From 5 January 2015 to 15 June 2016 he was the personal representative of the Co-Prince of Andorra.

== Biography ==

=== Youth and training ===
Thierry Lataste is a graduate of the Institut d'études politiques de Paris in 1978, a former student of the École normale supérieure and of the École nationale d'administration (ENA or ) in 1982.

=== Career ===
When he left the ENA in June 1982, Lataste was named civil administrator 2nd class of the Ministry of Interior and Decentralization. In September, he became sub-prefect, director of the cabinet of the Commissioner of the Republic of Vaucluse. In October 1983, he was appointed sub-prefect outside the framework and became director of Pierre Mauroy's cabinet in Lille. In 1985, he became secretary general of the prefecture of Deux-Sèvres. He was reinstated as a civil administrator and became secretary general of New Caledonia. He stayed there for three years, and in October 1994 became sub-prefect of Senlis. He was chief of staff to Secretary of State for Overseas Jean-Jack Queyranne from 1997 to 2000. At the end of this year, he becomes prefect, government delegate, High Commissioner of the Republic in New Caledonia. In 2002, he became the prefect of Savoie, then two years later, prefect of Pyrénées-Orientales. He later became prefect of Vendée, and prefect of Saône-et-Loire.

In July 2012, he became the prefect of the Languedoc-Roussillon region, prefect of Hérault.

On 19 December 2012 he was appointed chief of staff to the Minister of the Interior Manuel Valls.

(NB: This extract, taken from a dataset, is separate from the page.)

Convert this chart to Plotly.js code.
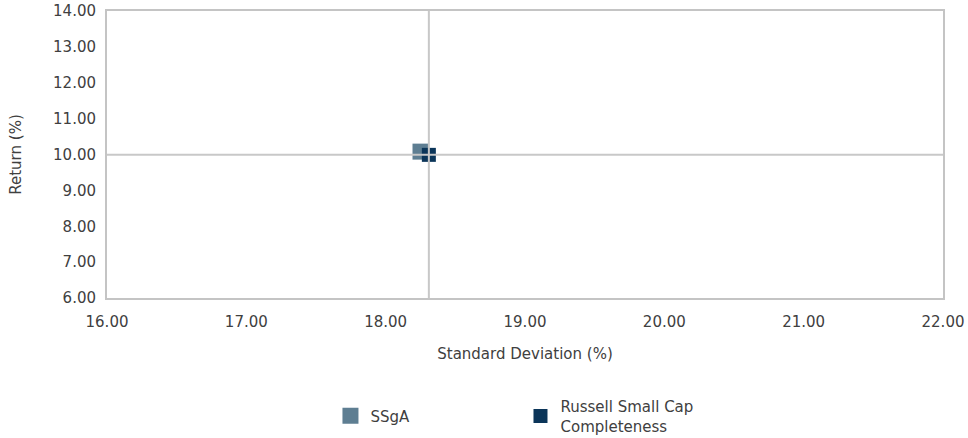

On 3 January 2015 he was appointed chief of staff of the president of the Republic François Hollande and personal representative of the president of the Republic as Co-Prince in Andorra, replacing Sylvie Hubac as of 5 January 2015. He was assisted by Constance Rivière.

He performed this function until 25 May 2016, the date on which he was appointed High Commissioner of the Republic in New Caledonia with the charge of organizing the 2018 referendum on the independence of New Caledonia. On 15 June 2016 he was replaced by Jean-Pierre Hugues, a retired prefect.

=== New Caledonia ===
As chief of staff to Secretary of State for Overseas Jean-Jack Queyranne from 1997 to 2000, Thierry Lataste negotiated with New Caledonians following the Matignon agreements of 1988, he was one of the main negotiators of the Nouméa Accord that he signed on 5 May 1998 as representative of the Secretary of State for Overseas. From July 1999 until 2002, he was appointed the high commissioner of the Republic in New Caledonia.

=== Significant actions ===
As the high commissioner of the Republic in New Caledonia, he was especially confronted with the violent clashes which from December 2001 opposed certain Kanak inhabitants of the Saint-Louis tribe to members of the Wallisian and Futunian community.

== Distinctions ==

- Commander of the National Order of Merit on 2 May 2017
- Officer of the Legion of Honor on 30 January 2008
- 1st class in the Order of Merit of the Federal Republic of Germany.